# GIVEN REQUEST
Print exactly what the entries say, line by line, from the first line down to the one with "var sx = 1.15;", inclusive.

# Charts and diagrams as code
☆ ☆ ☆

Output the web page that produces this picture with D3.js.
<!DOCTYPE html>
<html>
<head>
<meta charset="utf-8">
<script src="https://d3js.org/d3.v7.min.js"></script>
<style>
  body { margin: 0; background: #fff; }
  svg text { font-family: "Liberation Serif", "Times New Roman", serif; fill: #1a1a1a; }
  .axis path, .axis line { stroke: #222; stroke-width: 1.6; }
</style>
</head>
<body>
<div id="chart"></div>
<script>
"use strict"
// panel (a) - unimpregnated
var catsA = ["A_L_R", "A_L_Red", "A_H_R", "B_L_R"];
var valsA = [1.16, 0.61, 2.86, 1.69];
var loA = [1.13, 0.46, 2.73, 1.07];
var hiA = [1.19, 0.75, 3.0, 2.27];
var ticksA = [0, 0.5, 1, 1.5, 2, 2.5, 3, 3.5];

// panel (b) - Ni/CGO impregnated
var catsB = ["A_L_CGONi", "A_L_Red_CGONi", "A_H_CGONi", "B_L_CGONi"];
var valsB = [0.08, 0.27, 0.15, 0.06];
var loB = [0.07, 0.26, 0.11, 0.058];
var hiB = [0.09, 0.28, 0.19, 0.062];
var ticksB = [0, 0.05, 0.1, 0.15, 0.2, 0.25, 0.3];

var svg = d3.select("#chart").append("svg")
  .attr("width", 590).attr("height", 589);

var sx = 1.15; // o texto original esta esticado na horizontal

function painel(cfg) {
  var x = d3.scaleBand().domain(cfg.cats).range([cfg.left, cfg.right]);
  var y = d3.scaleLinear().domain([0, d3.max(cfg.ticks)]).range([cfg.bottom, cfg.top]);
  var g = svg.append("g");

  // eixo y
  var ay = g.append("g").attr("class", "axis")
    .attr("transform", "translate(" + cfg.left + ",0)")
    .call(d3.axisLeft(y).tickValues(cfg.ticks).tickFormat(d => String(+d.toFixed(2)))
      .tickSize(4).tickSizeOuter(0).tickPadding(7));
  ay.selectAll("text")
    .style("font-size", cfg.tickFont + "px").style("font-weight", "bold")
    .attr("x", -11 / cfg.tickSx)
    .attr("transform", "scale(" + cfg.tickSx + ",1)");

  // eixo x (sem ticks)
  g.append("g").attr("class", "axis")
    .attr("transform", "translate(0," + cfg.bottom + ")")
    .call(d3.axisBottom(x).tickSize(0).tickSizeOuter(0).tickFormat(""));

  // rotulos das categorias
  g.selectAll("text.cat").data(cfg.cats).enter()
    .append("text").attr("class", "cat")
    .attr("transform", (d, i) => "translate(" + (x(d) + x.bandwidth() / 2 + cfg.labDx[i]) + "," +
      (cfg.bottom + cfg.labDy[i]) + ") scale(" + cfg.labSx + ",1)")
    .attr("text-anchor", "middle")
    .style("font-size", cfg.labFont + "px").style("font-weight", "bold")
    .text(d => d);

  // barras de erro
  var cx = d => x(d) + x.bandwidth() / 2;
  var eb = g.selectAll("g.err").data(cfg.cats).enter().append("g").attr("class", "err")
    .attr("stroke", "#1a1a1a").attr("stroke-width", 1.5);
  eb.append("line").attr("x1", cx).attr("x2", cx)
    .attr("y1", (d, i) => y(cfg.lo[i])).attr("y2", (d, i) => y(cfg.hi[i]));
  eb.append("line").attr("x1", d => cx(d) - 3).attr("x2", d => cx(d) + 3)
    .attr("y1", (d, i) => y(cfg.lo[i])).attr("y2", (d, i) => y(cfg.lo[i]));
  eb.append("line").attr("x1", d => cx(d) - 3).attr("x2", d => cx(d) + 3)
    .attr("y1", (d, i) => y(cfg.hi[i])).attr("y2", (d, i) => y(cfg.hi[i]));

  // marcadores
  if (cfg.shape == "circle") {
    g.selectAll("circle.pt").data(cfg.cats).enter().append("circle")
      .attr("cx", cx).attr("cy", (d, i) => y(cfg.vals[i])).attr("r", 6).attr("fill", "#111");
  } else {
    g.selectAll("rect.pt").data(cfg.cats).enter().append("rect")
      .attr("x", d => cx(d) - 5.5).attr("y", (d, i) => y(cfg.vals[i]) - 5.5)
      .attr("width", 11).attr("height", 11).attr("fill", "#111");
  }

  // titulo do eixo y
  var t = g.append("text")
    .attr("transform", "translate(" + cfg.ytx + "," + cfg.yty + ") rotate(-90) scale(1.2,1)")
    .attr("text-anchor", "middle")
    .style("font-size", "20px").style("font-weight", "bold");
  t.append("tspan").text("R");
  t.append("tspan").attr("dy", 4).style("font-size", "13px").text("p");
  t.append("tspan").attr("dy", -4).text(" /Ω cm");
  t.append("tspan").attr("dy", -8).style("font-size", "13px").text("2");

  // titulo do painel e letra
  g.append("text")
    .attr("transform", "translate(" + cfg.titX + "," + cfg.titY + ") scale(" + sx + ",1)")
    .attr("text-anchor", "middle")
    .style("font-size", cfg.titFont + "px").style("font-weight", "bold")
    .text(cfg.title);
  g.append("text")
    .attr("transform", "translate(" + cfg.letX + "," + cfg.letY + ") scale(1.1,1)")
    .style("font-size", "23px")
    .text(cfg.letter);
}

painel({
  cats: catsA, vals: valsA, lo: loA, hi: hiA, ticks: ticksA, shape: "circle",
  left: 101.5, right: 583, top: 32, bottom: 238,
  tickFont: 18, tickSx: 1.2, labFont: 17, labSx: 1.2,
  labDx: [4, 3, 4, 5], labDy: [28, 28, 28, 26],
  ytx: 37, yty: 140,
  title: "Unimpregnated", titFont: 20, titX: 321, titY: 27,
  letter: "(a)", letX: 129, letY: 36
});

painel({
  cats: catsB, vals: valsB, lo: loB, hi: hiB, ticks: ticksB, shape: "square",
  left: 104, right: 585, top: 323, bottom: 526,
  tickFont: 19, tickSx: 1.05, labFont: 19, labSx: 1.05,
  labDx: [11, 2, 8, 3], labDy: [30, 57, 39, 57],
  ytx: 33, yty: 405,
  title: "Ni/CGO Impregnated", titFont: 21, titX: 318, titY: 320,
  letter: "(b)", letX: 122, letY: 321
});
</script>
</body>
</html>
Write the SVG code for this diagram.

☆ ☆ ☆

# EXPECTED ANSWER
Output the web page that produces this picture with D3.js.
<!DOCTYPE html>
<html>
<head>
<meta charset="utf-8">
<script src="https://d3js.org/d3.v7.min.js"></script>
<style>
  body { margin: 0; background: #fff; }
  svg text { font-family: "Liberation Serif", "Times New Roman", serif; fill: #1a1a1a; }
  .axis path, .axis line { stroke: #222; stroke-width: 1.6; }
</style>
</head>
<body>
<div id="chart"></div>
<script>
"use strict"
// panel (a) - unimpregnated
var catsA = ["A_L_R", "A_L_Red", "A_H_R", "B_L_R"];
var valsA = [1.16, 0.61, 2.86, 1.69];
var loA = [1.13, 0.46, 2.73, 1.07];
var hiA = [1.19, 0.75, 3.0, 2.27];
var ticksA = [0, 0.5, 1, 1.5, 2, 2.5, 3, 3.5];

// panel (b) - Ni/CGO impregnated
var catsB = ["A_L_CGONi", "A_L_Red_CGONi", "A_H_CGONi", "B_L_CGONi"];
var valsB = [0.08, 0.27, 0.15, 0.06];
var loB = [0.07, 0.26, 0.11, 0.058];
var hiB = [0.09, 0.28, 0.19, 0.062];
var ticksB = [0, 0.05, 0.1, 0.15, 0.2, 0.25, 0.3];

var svg = d3.select("#chart").append("svg")
  .attr("width", 590).attr("height", 589);

var sx = 1.15; // o texto original esta esticado na horizontal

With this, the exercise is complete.